Wednesday, November 21, 2007


I finished reading Peopleware: Productive Projects and Teams. It's about the human factor of conducting projects. Which according to the book completely overshadows any other aspects of the project, even though it's often ignored completely.

The way the book is written it's addressing project managers. But don't let that fool you. If you're somehow involved in a software project, you're also involved in the management of it. If you're not, there's something wrong - read the book to find out why.

I think the main message of the book is that you should focus on keeping the people involved in a project happy to make the productive.

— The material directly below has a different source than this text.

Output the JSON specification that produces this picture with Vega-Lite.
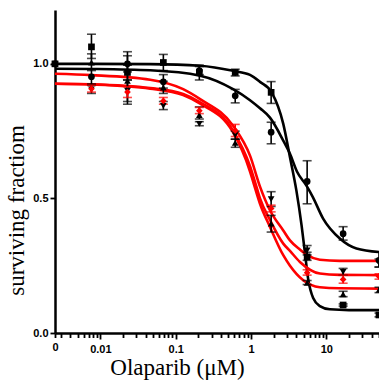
{
  "$schema": "https://vega.github.io/schema/vega-lite/v6.json",
  "width": 324,
  "height": 323,
  "autosize": {"type": "none"},
  "padding": {"left": 55, "top": 10, "right": 0, "bottom": 52},
  "background": "white",
  "config": {"view": {"stroke": null}},
  "datasets": {
    "curves": [
      {"c": "Sq", "x": 0.0025, "y": 1.0}, {"c": "Sq", "x": 0.0076, "y": 1.0}, {"c": "Sq", "x": 0.0459, "y": 0.999}, {"c": "Sq", "x": 0.211, "y": 0.993}, {"c": "Sq", "x": 0.578, "y": 0.974}, {"c": "Sq", "x": 0.97, "y": 0.959}, {"c": "Sq", "x": 1.316, "y": 0.933}, {"c": "Sq", "x": 1.88, "y": 0.894}, {"c": "Sq", "x": 2.68, "y": 0.777}, {"c": "Sq", "x": 3.29, "y": 0.653}, {"c": "Sq", "x": 4.0, "y": 0.53}, {"c": "Sq", "x": 4.69, "y": 0.40}, {"c": "Sq", "x": 5.19, "y": 0.30}, {"c": "Sq", "x": 5.74, "y": 0.20}, {"c": "Sq", "x": 6.68, "y": 0.13}, {"c": "Sq", "x": 8.2, "y": 0.10}, {"c": "Sq", "x": 11.1, "y": 0.088}, {"c": "Sq", "x": 20, "y": 0.085}, {"c": "Sq", "x": 50, "y": 0.085},
      {"c": "Ci", "x": 0.0025, "y": 0.982}, {"c": "Ci", "x": 0.0076, "y": 0.981}, {"c": "Ci", "x": 0.0459, "y": 0.976}, {"c": "Ci", "x": 0.211, "y": 0.956}, {"c": "Ci", "x": 0.578, "y": 0.906}, {"c": "Ci", "x": 0.97, "y": 0.865}, {"c": "Ci", "x": 1.316, "y": 0.835}, {"c": "Ci", "x": 1.785, "y": 0.80}, {"c": "Ci", "x": 2.68, "y": 0.715}, {"c": "Ci", "x": 3.29, "y": 0.666}, {"c": "Ci", "x": 4.07, "y": 0.60}, {"c": "Ci", "x": 5.52, "y": 0.545}, {"c": "Ci", "x": 6.62, "y": 0.505}, {"c": "Ci", "x": 9.06, "y": 0.425}, {"c": "Ci", "x": 15.1, "y": 0.351}, {"c": "Ci", "x": 25.1, "y": 0.314}, {"c": "Ci", "x": 50, "y": 0.301},
      {"c": "R1", "x": 0.0025, "y": 0.963}, {"c": "R1", "x": 0.0076, "y": 0.958}, {"c": "R1", "x": 0.0459, "y": 0.941}, {"c": "R1", "x": 0.1257, "y": 0.906}, {"c": "R1", "x": 0.211, "y": 0.869}, {"c": "R1", "x": 0.578, "y": 0.77}, {"c": "R1", "x": 0.97, "y": 0.659}, {"c": "R1", "x": 1.316, "y": 0.544}, {"c": "R1", "x": 1.785, "y": 0.456}, {"c": "R1", "x": 2.68, "y": 0.381}, {"c": "R1", "x": 3.29, "y": 0.344}, {"c": "R1", "x": 4.46, "y": 0.31}, {"c": "R1", "x": 5.52, "y": 0.29}, {"c": "R1", "x": 8.2, "y": 0.272}, {"c": "R1", "x": 15, "y": 0.268}, {"c": "R1", "x": 50, "y": 0.268},
      {"c": "R2", "x": 0.0025, "y": 0.926}, {"c": "R2", "x": 0.0076, "y": 0.924}, {"c": "R2", "x": 0.0459, "y": 0.91}, {"c": "R2", "x": 0.1257, "y": 0.888}, {"c": "R2", "x": 0.211, "y": 0.857}, {"c": "R2", "x": 0.578, "y": 0.752}, {"c": "R2", "x": 0.97, "y": 0.62}, {"c": "R2", "x": 1.19, "y": 0.54}, {"c": "R2", "x": 1.316, "y": 0.50}, {"c": "R2", "x": 1.785, "y": 0.42}, {"c": "R2", "x": 2.68, "y": 0.332}, {"c": "R2", "x": 3.29, "y": 0.305}, {"c": "R2", "x": 4.46, "y": 0.264}, {"c": "R2", "x": 8.2, "y": 0.221}, {"c": "R2", "x": 15, "y": 0.216}, {"c": "R2", "x": 50, "y": 0.215},
      {"c": "R3", "x": 0.0025, "y": 0.926}, {"c": "R3", "x": 0.0076, "y": 0.923}, {"c": "R3", "x": 0.0459, "y": 0.908}, {"c": "R3", "x": 0.1257, "y": 0.884}, {"c": "R3", "x": 0.211, "y": 0.852}, {"c": "R3", "x": 0.578, "y": 0.745}, {"c": "R3", "x": 0.97, "y": 0.60}, {"c": "R3", "x": 1.073, "y": 0.56}, {"c": "R3", "x": 1.316, "y": 0.48}, {"c": "R3", "x": 1.785, "y": 0.394}, {"c": "R3", "x": 2.68, "y": 0.289}, {"c": "R3", "x": 3.29, "y": 0.25}, {"c": "R3", "x": 4.93, "y": 0.196}, {"c": "R3", "x": 8.2, "y": 0.17}, {"c": "R3", "x": 15, "y": 0.166}, {"c": "R3", "x": 50, "y": 0.165}
    ],
    "pts": [
      {"s": "Up", "x": 0.0025, "y": 1.0}, {"s": "Down", "x": 0.0025, "y": 1.0}, {"s": "X", "x": 0.0025, "y": 1.0}, {"s": "Ci", "x": 0.0025, "y": 1.0}, {"s": "Sq", "x": 0.0025, "y": 1.0},
      {"s": "Sq", "x": 0.00762, "y": 1.063, "lo": 1.02, "hi": 1.11}, {"s": "Up", "x": 0.00762, "y": 1.005, "lo": 0.975, "hi": 1.037}, {"s": "Ci", "x": 0.00762, "y": 0.952, "lo": 0.925, "hi": 0.98}, {"s": "Down", "x": 0.00762, "y": 0.905, "lo": 0.89, "hi": 0.92}, {"s": "X", "x": 0.00762, "y": 0.907, "lo": 0.895, "hi": 0.92},
      {"s": "Ci", "x": 0.0229, "y": 1.0, "lo": 0.97, "hi": 1.045}, {"s": "Sq", "x": 0.0229, "y": 0.968, "lo": 0.94, "hi": 0.995}, {"s": "Up", "x": 0.0229, "y": 0.937, "lo": 0.85, "hi": 1.03}, {"s": "Down", "x": 0.0229, "y": 0.9, "lo": 0.86, "hi": 0.94}, {"s": "X", "x": 0.0229, "y": 0.895, "lo": 0.875, "hi": 0.915},
      {"s": "Sq", "x": 0.0686, "y": 1.005, "lo": 0.975, "hi": 1.035}, {"s": "Ci", "x": 0.0686, "y": 0.933, "lo": 0.91, "hi": 0.96}, {"s": "Up", "x": 0.0686, "y": 0.912, "lo": 0.89, "hi": 0.935}, {"s": "Down", "x": 0.0686, "y": 0.844, "lo": 0.83, "hi": 0.86}, {"s": "X", "x": 0.0686, "y": 0.862, "lo": 0.85, "hi": 0.875},
      {"s": "Ci", "x": 0.206, "y": 0.975, "lo": 0.96, "hi": 0.99}, {"s": "Sq", "x": 0.206, "y": 0.968, "lo": 0.94, "hi": 0.995}, {"s": "Up", "x": 0.206, "y": 0.81, "lo": 0.795, "hi": 0.84}, {"s": "Down", "x": 0.206, "y": 0.777, "lo": 0.77, "hi": 0.785}, {"s": "X", "x": 0.206, "y": 0.826, "lo": 0.815, "hi": 0.838},
      {"s": "Sq", "x": 0.617, "y": 0.968, "lo": 0.955, "hi": 0.98}, {"s": "Ci", "x": 0.617, "y": 0.881, "lo": 0.855, "hi": 0.905}, {"s": "Down", "x": 0.617, "y": 0.735, "lo": 0.72, "hi": 0.75}, {"s": "Up", "x": 0.617, "y": 0.706, "lo": 0.69, "hi": 0.72}, {"s": "X", "x": 0.617, "y": 0.752, "lo": 0.73, "hi": 0.775},
      {"s": "Sq", "x": 1.85, "y": 0.894, "lo": 0.853, "hi": 0.934}, {"s": "Ci", "x": 1.85, "y": 0.746, "lo": 0.703, "hi": 0.783}, {"s": "Down", "x": 1.85, "y": 0.497, "lo": 0.47, "hi": 0.525}, {"s": "Up", "x": 1.85, "y": 0.406, "lo": 0.375, "hi": 0.437}, {"s": "X", "x": 1.85, "y": 0.463, "lo": 0.45, "hi": 0.475},
      {"s": "Ci", "x": 5.56, "y": 0.563, "lo": 0.48, "hi": 0.64}, {"s": "Down", "x": 5.56, "y": 0.307, "lo": 0.29, "hi": 0.325}, {"s": "Sq", "x": 5.56, "y": 0.283, "lo": 0.27, "hi": 0.30}, {"s": "Up", "x": 5.56, "y": 0.186, "lo": 0.18, "hi": 0.195}, {"s": "X", "x": 5.56, "y": 0.224, "lo": 0.215, "hi": 0.235},
      {"s": "Ci", "x": 16.7, "y": 0.369, "lo": 0.345, "hi": 0.395}, {"s": "Down", "x": 16.7, "y": 0.227, "lo": 0.215, "hi": 0.24}, {"s": "Up", "x": 16.7, "y": 0.144, "lo": 0.135, "hi": 0.155}, {"s": "Sq", "x": 16.7, "y": 0.104, "lo": 0.10, "hi": 0.108}, {"s": "X", "x": 16.7, "y": 0.199, "lo": 0.185, "hi": 0.215},
      {"s": "Ci", "x": 50, "y": 0.27, "lo": 0.245, "hi": 0.30}, {"s": "Down", "x": 50, "y": 0.26, "lo": 0.245, "hi": 0.275}, {"s": "Up", "x": 50, "y": 0.16, "lo": 0.15, "hi": 0.17}, {"s": "Sq", "x": 50, "y": 0.067, "lo": 0.06, "hi": 0.074}, {"s": "X", "x": 50, "y": 0.21, "lo": 0.20, "hi": 0.22}
    ]
  },
  "encoding": {
    "x": {
      "type": "quantitative",
      "scale": {"type": "log", "domain": [0.0025, 50], "nice": false},
      "axis": {
        "title": "Olaparib (μM)",
        "titleFont": "Liberation Serif", "titleFontSize": 23, "titleFontWeight": "normal", "titleColor": "black",
        "titleX": 122, "titlePadding": 2,
        "values": [0.0025, 0.003, 0.004, 0.005, 0.006, 0.007, 0.008, 0.009, 0.01, 0.02, 0.03, 0.04, 0.05, 0.06, 0.07, 0.08, 0.09, 0.1, 0.2, 0.3, 0.4, 0.5, 0.6, 0.7, 0.8, 0.9, 1, 2, 3, 4, 5, 6, 7, 8, 9, 10, 20, 30, 40, 50],
        "labelExpr": "datum.value < 0.0028 ? '0' : (indexof([0.01, 0.1, 1, 10], datum.value) >= 0 ? format(datum.value, '~g') : '')",
        "labelOverlap": false, "labelFlush": false,
        "labelFont": "Liberation Sans", "labelFontWeight": "bold", "labelFontSize": 11, "labelColor": "black", "labelPadding": 4,
        "domainColor": "black", "domainWidth": 2.5,
        "tickColor": "black", "tickWidth": 1.8,
        "tickSize": {"condition": {"test": "indexof([0.01, 0.1, 1, 10], datum.value) >= 0", "value": 6}, "value": 4.5},
        "grid": false
      }
    },
    "y": {
      "type": "quantitative",
      "scale": {"domain": [0, 1.2], "nice": false, "zero": false},
      "axis": {
        "title": "surviving fractiom",
        "titleFont": "Liberation Serif", "titleFontSize": 23, "titleFontWeight": "normal", "titleColor": "black",
        "titleY": 200, "titleX": -27,
        "values": [0, 0.5, 1.0], "format": ".1f",
        "labelFont": "Liberation Sans", "labelFontWeight": "bold", "labelFontSize": 11, "labelColor": "black", "labelPadding": 2,
        "domainColor": "black", "domainWidth": 2.5,
        "tickColor": "black", "tickWidth": 1.8, "tickSize": 5,
        "grid": false
      }
    }
  },
  "layer": [
    {
      "mark": {"type": "rule", "strokeDash": [1.2, 2.2], "strokeWidth": 1.2, "color": "black"},
      "encoding": {"y": {"datum": 0.5}, "x": null}
    },
    {
      "data": {"name": "curves"},
      "mark": {"type": "line", "interpolate": "monotone", "strokeWidth": 2.6},
      "encoding": {
        "x": {"field": "x"},
        "y": {"field": "y"},
        "detail": {"field": "c"},
        "color": {"field": "c", "type": "nominal", "scale": {"domain": ["Sq", "Ci", "R1", "R2", "R3"], "range": ["#000000", "#000000", "#ff0000", "#ff0000", "#ff0000"]}, "legend": null}
      }
    },
    {
      "data": {"name": "pts"},
      "transform": [{"filter": "datum.lo != null"}],
      "mark": {"type": "rule", "strokeWidth": 1.6},
      "encoding": {
        "x": {"field": "x"},
        "y": {"field": "lo"},
        "y2": {"field": "hi"},
        "color": {"field": "s", "type": "nominal", "scale": {"domain": ["Sq", "Ci", "Up", "Down", "X"], "range": ["#000000", "#000000", "#000000", "#000000", "#ff0000"]}, "legend": null}
      }
    },
    {
      "data": {"name": "pts"},
      "transform": [{"filter": "datum.lo != null"}],
      "mark": {"type": "tick", "orient": "horizontal", "size": 9, "thickness": 1.6},
      "encoding": {
        "x": {"field": "x"},
        "y": {"field": "lo"},
        "color": {"field": "s", "type": "nominal", "legend": null}
      }
    },
    {
      "data": {"name": "pts"},
      "transform": [{"filter": "datum.lo != null"}],
      "mark": {"type": "tick", "orient": "horizontal", "size": 9, "thickness": 1.6},
      "encoding": {
        "x": {"field": "x"},
        "y": {"field": "hi"},
        "color": {"field": "s", "type": "nominal", "legend": null}
      }
    },
    {
      "data": {"name": "pts"},
      "mark": {"type": "point", "filled": true, "opacity": 1, "size": 45},
      "encoding": {
        "x": {"field": "x"},
        "y": {"field": "y"},
        "shape": {"field": "s", "type": "nominal", "scale": {"domain": ["Sq", "Ci", "Up", "Down", "X"], "range": ["square", "circle", "triangle-up", "triangle-down", "diamond"]}, "legend": null},
        "color": {"field": "s", "type": "nominal", "legend": null}
      }
    }
  ]
}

Make their work fun, go to great lengths to ensure they can work together well as a team, stay out of decision making that others are in a better position to do in spite of what hierarchy suggests and avoid interrupting everyone all the time.

In doing so, you're likely to have increased their productivity by an order of magnitude more than any Methodology (as they put it) can give you. The reason is that people are not machines. If you expect them to be and make them feel that way, and this is easier to do than you might think if you come from a software background where it's all about the logics, then it shifts from high gears to low gears, the magical stuff that makes a design or a program uncover itself from nothing just by the help of human mind.

There a lot of interesting tidbits in the book too. For example, it's often postulated that you need a deadline to make people work efficiently. So okay, people are not machines, they're much worse, they need a bit of whipping to make them work hard. The book cites a study which found that people are almost twice as productive on projects without a deadline compared to projects where the project manager sets one.

Another example is that people tend to react to change in unpredictable ways. For instance, if you do something different from what you use to do, you might be more productive, not necessarily because the new way is better than the old, but simply because you expect it to be better (I guess this is the Placebo effect) or because it's new and exciting and you're generally more productive when you're excited. The authors call the phenomenon the Hawthorne effect after an experiment with illumination in a factory. Increase the lighting and people are more productive, decrease the lighting and people are also more productive.

Anyway, if you're somehow involved in software projects, or any other kind of mind-worker projects for that matter, I recommend you read this book. You won't regret it. It taught me more about my work than any other book I've ever read.